外で食べようとなってぶらり歩いて家を出る。
日中の蒸し暑さは幾分やわらいでいる。
公園では花火で遊ぶ親子が見える。
夏の夜の風物詩、小さくはぜる火花が子供たちの瞼に焼きつき長く彼らの記憶に留まることになる。
静かな雰囲気の焼鳥屋を選ぶ。
二男の好物が揃って、落ち着いて食事ができる。
長男は早朝から活発に動いて終日別行動。
今日はフラッグフットボールの練習だということで京都に出かけ頭脳明晰身体能力抜群の友人ら精鋭と過ごしている。
家内によれば、彼ら一団は京都から戻ったその足で押し寄せる嵐のように一時我が家に立ち寄ってしばし滞在し、そしてまた嵐のように去って行ったという。
若さほとばしるそのエネルギーが微笑ましい。
ビールを2つ注文し、料理の注文は二男に任せる。
さすがに連休中日の日曜日、店はほぼ満杯だ。
さて、どれどれ、成績はいかにとわたしが切り出した。
夏休みを前に成績表はとっくに配布されているのに二男をそれを声高にしない。
照れることなく壇上にすっくと立ってその成果を、ほれみよこれみよ、とアピールする長男とは正反対の性格。
聞かれるまで口にしない二男であるので、その成果は何でもないことのようにただただそよ風に吹かれるだけとなる。
褒めようと思うときには過去となり旬のトピックではなくなってしまっている。
どちらの仕方がいい悪いという話ではなく、互いは互いからその良きところを学ぶべきだということなのであろう。
互いがお手本となり得る兄弟の組み合わせ、どちらも長所を有しそれを学び合う、これはもう神様の思し召しと言うしかない。

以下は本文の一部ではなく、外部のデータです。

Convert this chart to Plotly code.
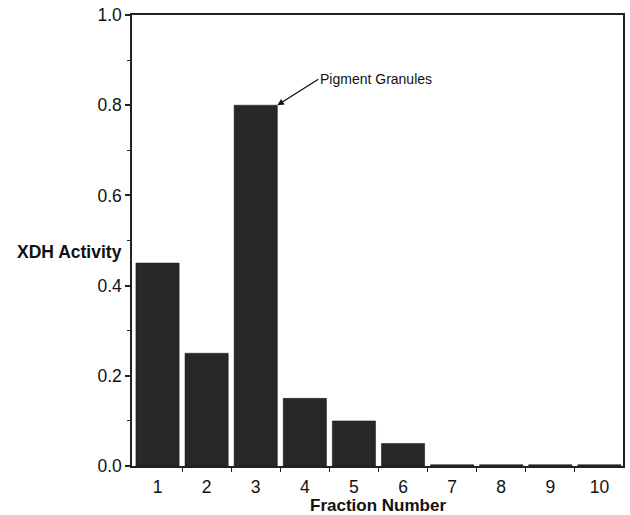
import plotly.graph_objects as go

fractions = [1, 2, 3, 4, 5, 6, 7, 8, 9, 10]
xdh_activity = [0.45, 0.25, 0.80, 0.15, 0.10, 0.05, 0.003, 0.003, 0.003, 0.003]
y_ticks = [0.0, 0.2, 0.4, 0.6, 0.8, 1.0]
y_tick_labels = ["0.0", "0.2", "0.4", "0.6", "0.8", "1.0"]

FONT = "Liberation Sans, Arial, Helvetica, sans-serif"

fig = go.Figure()
fig.add_trace(go.Bar(
    x=fractions, y=xdh_activity, width=0.88,
    marker=dict(color="#282828", line=dict(color="#161616", width=0.5)),
    hoverinfo="skip",
))

fig.update_layout(
    width=630, height=515,
    margin=dict(l=132, r=7, t=15, b=49, autoexpand=False),
    paper_bgcolor="white", plot_bgcolor="white",
    showlegend=False,
    font=dict(family=FONT, color="#111", size=17.5),
    xaxis=dict(
        range=[0.48, 10.48], tickmode="array", tickvals=fractions,
        ticktext=[str(f) for f in fractions], ticks="", showgrid=False,
        showline=True, linecolor="#222", linewidth=1.5, mirror=True,
        zeroline=False, automargin=False, ticklabelstandoff=4,
        minor=dict(tickvals=[1.5, 2.5, 3.5, 4.5, 5.5, 6.5, 7.5, 8.5, 9.5],
                   ticks="outside", ticklen=4, tickcolor="#222", tickwidth=1.2),
    ),
    yaxis=dict(
        range=[0, 1.0], tickmode="array", tickvals=y_ticks, ticktext=y_tick_labels,
        ticks="outside", ticklen=5, tickwidth=1.5, tickcolor="#222",
        showgrid=False, showline=True, linecolor="#222", linewidth=1.5, mirror=True,
        zeroline=False, automargin=False,
        minor=dict(dtick=0.1, ticks="outside", ticklen=3, tickcolor="#222", tickwidth=1.2),
    ),
)

# y-axis title (horizontal, in the left margin)
fig.add_annotation(
    x=0, y=0.474, xref="paper", yref="paper", xanchor="right", yanchor="middle",
    xshift=-8, text="<b>XDH Activity</b>", showarrow=False,
    font=dict(size=17.5, family=FONT),
)
# x-axis title
fig.add_annotation(
    x=0.5, y=0, xref="paper", yref="paper", xanchor="center", yanchor="middle",
    yshift=-39, text="<b>Fraction Number</b>", showarrow=False,
    font=dict(size=17, family=FONT),
)

fig.add_annotation(
    x=3.44, y=0.80, xref="x", yref="y", text="Pigment Granules",
    showarrow=True, arrowhead=2, arrowsize=1, arrowwidth=1.3, arrowcolor="#111",
    ax=41, ay=-26, xanchor="left", yanchor="middle",
    font=dict(size=14, family=FONT, color="#111"),
)

fig.write_html(
    "out.html",
    config={"displayModeBar": False},
    post_script="document.body.style.margin='0';document.body.style.overflow='hidden';",
)
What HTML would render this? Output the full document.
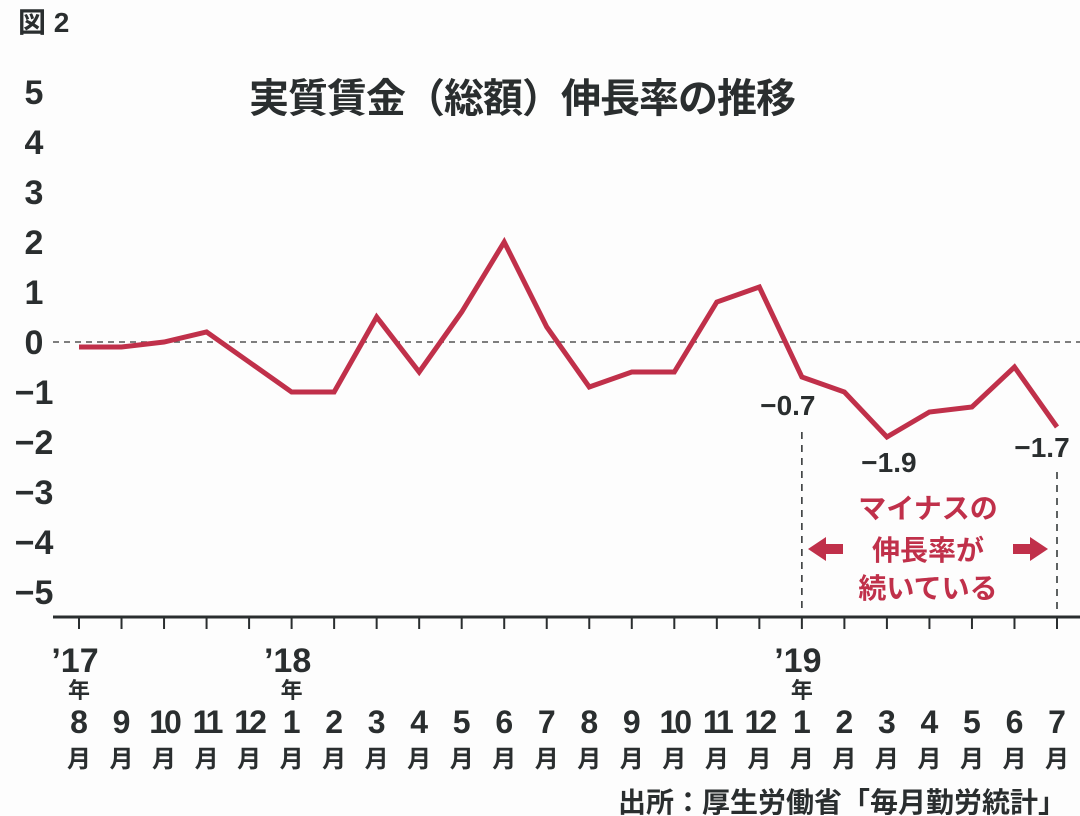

来週からは山荘の合宿が始まり、火打山に登ることになる。
もちろん二男は当たり前のように手を上げて頂上を目指すアタック隊に志願した。
我々の頃と異なり火打山については全員が頂上を目指す登山をしないようである。
家内の饒舌をかいくぐり、男どうしぽつりぽつりと言葉を交わす。
夏の英語の自由研究では映画を取り上げるつもりだという。
題材として「ジャック」か「マイ・フレンド・メモリー」どちらにしようか思案中なので両方を借りるよう二男に頼まれわたしは快諾した。
両作とも心震える名作だ。
少し思い出しただけで涙ぐみそうになる。
二男も同意見。
彼にとってもこれまで見たなかもっとも感動したのがこの両作だ。
良き食事を終えて家族で並んで歩いて家へと向かう。
まもなく家というところ、急に真実に目覚めたかのように二男がきっぱりと言った。
英語の自由研究は「ロッキー」をテーマにする。
二男が秘める熱さのようなものが垣間見えた気がした。
兄弟二人、表出のさせ方は異なれど、底流にある熱いものは共通しているようだ。